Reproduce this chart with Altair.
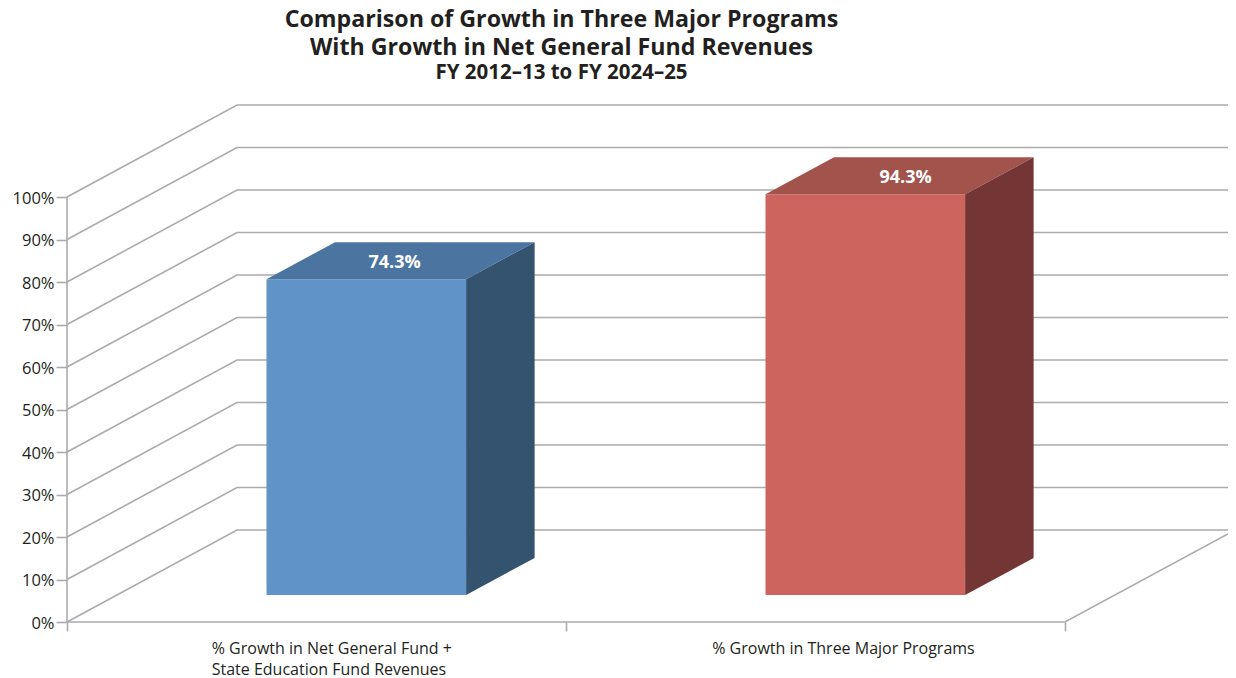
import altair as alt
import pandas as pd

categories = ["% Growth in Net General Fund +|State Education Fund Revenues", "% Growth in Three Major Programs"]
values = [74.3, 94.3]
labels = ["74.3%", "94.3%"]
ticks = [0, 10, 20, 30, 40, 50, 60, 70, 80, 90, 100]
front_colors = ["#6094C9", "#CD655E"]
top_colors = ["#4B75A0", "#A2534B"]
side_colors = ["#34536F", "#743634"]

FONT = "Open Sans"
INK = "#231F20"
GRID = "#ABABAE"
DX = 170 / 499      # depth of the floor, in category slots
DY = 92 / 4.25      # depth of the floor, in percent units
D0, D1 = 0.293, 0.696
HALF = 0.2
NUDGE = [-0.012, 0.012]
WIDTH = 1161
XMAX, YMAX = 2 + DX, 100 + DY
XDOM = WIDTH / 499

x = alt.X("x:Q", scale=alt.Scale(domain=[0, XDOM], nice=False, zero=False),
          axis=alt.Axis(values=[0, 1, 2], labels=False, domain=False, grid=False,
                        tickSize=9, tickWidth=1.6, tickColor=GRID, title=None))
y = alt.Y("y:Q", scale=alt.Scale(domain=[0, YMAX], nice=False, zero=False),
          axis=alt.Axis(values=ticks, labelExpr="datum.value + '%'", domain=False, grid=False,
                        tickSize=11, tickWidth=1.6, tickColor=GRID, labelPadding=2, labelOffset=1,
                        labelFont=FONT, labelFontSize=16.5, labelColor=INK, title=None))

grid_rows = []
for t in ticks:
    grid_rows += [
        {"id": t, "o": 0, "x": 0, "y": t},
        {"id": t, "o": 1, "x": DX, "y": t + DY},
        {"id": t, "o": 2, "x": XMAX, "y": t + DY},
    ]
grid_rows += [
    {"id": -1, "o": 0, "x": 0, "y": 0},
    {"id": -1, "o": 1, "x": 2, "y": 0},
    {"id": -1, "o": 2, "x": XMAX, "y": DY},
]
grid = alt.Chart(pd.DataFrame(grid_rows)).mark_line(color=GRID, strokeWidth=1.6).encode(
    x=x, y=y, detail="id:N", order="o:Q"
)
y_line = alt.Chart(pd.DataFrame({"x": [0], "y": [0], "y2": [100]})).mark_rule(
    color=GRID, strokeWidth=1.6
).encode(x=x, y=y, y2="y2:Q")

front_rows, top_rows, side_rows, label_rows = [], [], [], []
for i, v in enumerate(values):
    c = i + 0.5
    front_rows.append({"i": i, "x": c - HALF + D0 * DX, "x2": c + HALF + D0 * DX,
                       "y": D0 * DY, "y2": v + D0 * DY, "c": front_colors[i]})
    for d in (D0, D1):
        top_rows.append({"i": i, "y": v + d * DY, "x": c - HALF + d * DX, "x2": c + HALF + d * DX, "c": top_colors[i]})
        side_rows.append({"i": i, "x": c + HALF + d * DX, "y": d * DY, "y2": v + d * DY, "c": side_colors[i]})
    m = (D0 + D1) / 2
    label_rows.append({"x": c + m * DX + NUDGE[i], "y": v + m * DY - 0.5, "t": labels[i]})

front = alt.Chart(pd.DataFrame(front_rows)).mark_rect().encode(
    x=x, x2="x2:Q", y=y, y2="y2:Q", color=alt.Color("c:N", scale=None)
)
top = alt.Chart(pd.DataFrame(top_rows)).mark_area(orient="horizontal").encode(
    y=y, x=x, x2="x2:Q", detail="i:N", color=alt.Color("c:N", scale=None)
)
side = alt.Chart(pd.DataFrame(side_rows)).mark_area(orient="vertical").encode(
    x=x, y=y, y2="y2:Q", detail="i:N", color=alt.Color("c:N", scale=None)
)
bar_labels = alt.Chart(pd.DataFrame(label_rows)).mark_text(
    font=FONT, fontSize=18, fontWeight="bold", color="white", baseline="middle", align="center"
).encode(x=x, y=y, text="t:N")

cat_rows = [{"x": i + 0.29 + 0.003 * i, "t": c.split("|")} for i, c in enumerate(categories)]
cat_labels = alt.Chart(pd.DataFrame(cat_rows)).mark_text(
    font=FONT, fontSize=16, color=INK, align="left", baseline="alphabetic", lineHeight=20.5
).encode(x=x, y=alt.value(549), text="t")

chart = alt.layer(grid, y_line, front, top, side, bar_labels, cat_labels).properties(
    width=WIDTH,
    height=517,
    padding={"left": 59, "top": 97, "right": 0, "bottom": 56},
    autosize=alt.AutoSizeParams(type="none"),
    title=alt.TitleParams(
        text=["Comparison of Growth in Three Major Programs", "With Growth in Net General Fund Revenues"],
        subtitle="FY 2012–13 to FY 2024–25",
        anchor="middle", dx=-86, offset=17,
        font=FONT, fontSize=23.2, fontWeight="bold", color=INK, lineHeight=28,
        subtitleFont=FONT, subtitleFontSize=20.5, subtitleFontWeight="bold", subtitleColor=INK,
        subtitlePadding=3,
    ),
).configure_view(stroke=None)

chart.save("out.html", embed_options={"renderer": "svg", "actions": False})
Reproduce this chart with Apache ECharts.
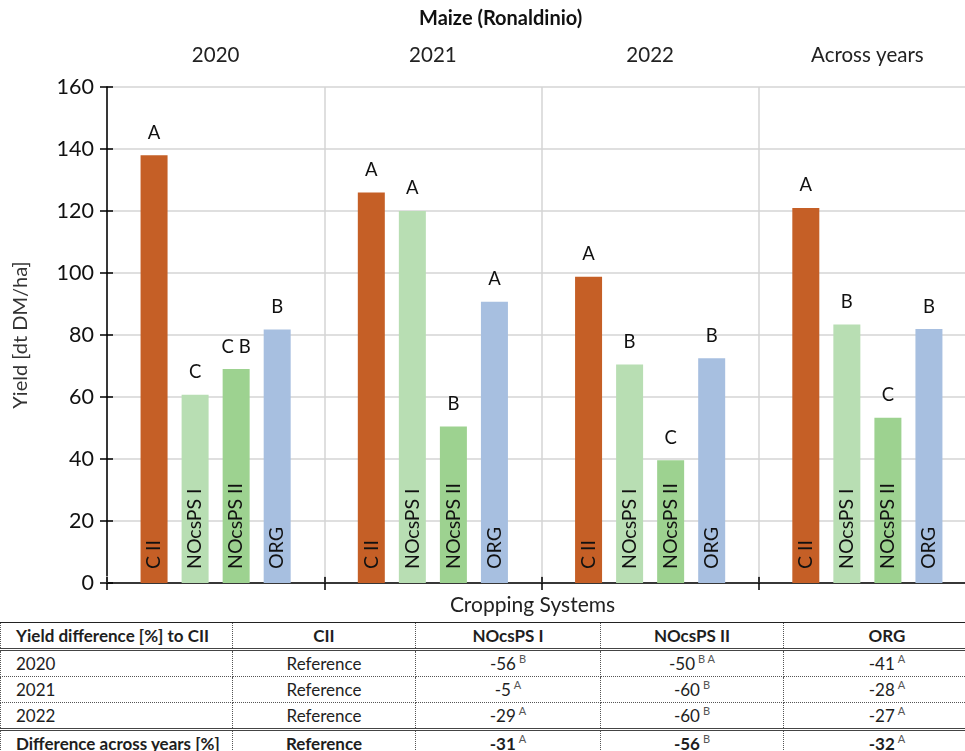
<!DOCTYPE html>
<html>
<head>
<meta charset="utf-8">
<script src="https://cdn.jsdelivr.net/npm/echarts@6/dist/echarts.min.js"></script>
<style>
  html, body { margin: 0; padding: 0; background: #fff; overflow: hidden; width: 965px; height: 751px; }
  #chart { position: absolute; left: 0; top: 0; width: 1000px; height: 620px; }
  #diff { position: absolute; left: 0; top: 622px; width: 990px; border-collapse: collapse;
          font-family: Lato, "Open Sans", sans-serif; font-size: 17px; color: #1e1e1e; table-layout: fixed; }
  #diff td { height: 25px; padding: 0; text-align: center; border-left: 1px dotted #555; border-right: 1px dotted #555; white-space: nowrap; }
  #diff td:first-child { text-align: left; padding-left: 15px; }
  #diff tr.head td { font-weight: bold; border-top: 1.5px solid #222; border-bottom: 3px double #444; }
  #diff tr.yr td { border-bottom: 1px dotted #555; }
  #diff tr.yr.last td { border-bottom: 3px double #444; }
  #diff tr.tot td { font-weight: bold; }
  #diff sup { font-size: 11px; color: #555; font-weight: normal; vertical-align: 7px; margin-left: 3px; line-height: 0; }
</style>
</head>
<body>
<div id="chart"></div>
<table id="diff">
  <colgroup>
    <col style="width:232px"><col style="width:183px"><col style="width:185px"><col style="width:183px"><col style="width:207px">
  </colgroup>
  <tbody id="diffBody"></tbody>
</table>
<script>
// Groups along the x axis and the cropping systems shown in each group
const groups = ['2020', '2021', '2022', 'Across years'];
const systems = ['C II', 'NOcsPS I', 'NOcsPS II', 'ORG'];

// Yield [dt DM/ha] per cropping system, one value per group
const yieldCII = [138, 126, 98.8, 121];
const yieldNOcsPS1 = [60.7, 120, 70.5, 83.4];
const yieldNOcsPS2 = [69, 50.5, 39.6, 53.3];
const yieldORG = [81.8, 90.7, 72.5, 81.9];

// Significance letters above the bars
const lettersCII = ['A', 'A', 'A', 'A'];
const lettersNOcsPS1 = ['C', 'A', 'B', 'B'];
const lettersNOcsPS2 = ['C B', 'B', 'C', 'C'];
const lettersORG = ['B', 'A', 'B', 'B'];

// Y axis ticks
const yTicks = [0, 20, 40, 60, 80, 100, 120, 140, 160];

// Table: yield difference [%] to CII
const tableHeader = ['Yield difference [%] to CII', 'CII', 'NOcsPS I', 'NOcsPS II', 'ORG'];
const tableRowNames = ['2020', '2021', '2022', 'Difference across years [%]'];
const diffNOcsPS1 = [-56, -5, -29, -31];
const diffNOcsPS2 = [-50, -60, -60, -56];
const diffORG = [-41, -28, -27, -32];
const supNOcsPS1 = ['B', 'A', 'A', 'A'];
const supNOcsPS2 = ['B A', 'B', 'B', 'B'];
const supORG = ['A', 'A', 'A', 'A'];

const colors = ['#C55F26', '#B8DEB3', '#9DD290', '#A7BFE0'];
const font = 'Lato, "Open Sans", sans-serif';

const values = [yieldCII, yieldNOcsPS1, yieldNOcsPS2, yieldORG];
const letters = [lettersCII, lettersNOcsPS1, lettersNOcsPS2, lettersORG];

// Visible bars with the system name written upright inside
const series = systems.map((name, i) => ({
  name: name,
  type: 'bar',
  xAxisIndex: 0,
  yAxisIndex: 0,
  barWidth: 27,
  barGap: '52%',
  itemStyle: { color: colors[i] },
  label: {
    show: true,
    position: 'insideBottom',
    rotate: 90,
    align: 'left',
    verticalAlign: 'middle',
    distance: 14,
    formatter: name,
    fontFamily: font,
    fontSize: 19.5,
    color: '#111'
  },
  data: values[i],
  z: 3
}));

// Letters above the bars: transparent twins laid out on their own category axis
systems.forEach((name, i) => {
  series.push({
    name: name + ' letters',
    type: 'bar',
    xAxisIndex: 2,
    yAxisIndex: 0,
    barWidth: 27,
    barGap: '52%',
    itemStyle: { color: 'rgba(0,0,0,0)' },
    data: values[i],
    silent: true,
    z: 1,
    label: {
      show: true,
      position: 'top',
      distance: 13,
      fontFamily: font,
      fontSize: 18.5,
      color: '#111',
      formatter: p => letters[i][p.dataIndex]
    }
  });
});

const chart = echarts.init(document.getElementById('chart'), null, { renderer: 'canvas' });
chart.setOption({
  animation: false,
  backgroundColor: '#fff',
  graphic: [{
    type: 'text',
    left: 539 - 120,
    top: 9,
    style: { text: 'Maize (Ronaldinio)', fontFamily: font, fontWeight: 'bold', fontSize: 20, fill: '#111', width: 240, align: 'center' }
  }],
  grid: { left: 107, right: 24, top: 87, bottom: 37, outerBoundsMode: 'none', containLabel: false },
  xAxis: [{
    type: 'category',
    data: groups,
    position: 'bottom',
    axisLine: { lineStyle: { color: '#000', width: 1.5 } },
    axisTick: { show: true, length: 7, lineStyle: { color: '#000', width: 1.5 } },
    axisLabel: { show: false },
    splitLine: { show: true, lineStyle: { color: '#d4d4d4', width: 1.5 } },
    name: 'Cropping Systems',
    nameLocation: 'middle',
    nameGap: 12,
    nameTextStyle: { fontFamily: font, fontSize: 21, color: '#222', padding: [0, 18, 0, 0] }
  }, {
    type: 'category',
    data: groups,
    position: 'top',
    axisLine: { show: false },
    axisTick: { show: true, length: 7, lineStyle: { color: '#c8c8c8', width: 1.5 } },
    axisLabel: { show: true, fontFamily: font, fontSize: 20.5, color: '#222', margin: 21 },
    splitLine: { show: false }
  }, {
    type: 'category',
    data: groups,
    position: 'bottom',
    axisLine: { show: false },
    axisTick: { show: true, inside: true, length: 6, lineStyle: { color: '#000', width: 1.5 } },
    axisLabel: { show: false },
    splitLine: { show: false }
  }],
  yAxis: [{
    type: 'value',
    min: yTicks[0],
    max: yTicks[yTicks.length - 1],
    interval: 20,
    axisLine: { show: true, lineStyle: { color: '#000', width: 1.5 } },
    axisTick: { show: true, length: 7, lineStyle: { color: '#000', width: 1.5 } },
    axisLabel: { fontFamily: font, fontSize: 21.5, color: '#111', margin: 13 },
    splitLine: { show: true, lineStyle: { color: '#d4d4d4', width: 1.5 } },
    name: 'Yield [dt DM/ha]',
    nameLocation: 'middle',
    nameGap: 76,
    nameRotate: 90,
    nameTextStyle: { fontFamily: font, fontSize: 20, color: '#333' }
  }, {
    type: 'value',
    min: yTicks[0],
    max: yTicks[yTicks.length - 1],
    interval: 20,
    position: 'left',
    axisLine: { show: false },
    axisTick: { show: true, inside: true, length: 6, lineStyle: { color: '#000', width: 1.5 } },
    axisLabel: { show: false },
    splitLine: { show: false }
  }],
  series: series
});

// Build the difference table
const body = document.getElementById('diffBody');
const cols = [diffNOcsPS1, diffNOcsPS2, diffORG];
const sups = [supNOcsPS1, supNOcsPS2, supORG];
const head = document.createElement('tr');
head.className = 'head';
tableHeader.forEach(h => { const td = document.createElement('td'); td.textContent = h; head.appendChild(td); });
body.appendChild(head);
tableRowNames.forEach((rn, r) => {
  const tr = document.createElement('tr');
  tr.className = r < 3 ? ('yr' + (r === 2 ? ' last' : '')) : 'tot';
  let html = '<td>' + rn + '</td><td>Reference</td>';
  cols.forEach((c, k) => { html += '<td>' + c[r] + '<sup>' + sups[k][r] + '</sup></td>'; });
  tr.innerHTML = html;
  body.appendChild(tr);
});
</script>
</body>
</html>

GIVEN EXERCISE:
Please repeat exactly the data above from its first line to the line that contains "XDOM = WIDTH / 499", inclusive, and leave every picture out.

FULL SOLUTION:
Reproduce this chart with Altair.
import altair as alt
import pandas as pd

categories = ["% Growth in Net General Fund +|State Education Fund Revenues", "% Growth in Three Major Programs"]
values = [74.3, 94.3]
labels = ["74.3%", "94.3%"]
ticks = [0, 10, 20, 30, 40, 50, 60, 70, 80, 90, 100]
front_colors = ["#6094C9", "#CD655E"]
top_colors = ["#4B75A0", "#A2534B"]
side_colors = ["#34536F", "#743634"]

FONT = "Open Sans"
INK = "#231F20"
GRID = "#ABABAE"
DX = 170 / 499      # depth of the floor, in category slots
DY = 92 / 4.25      # depth of the floor, in percent units
D0, D1 = 0.293, 0.696
HALF = 0.2
NUDGE = [-0.012, 0.012]
WIDTH = 1161
XMAX, YMAX = 2 + DX, 100 + DY
XDOM = WIDTH / 499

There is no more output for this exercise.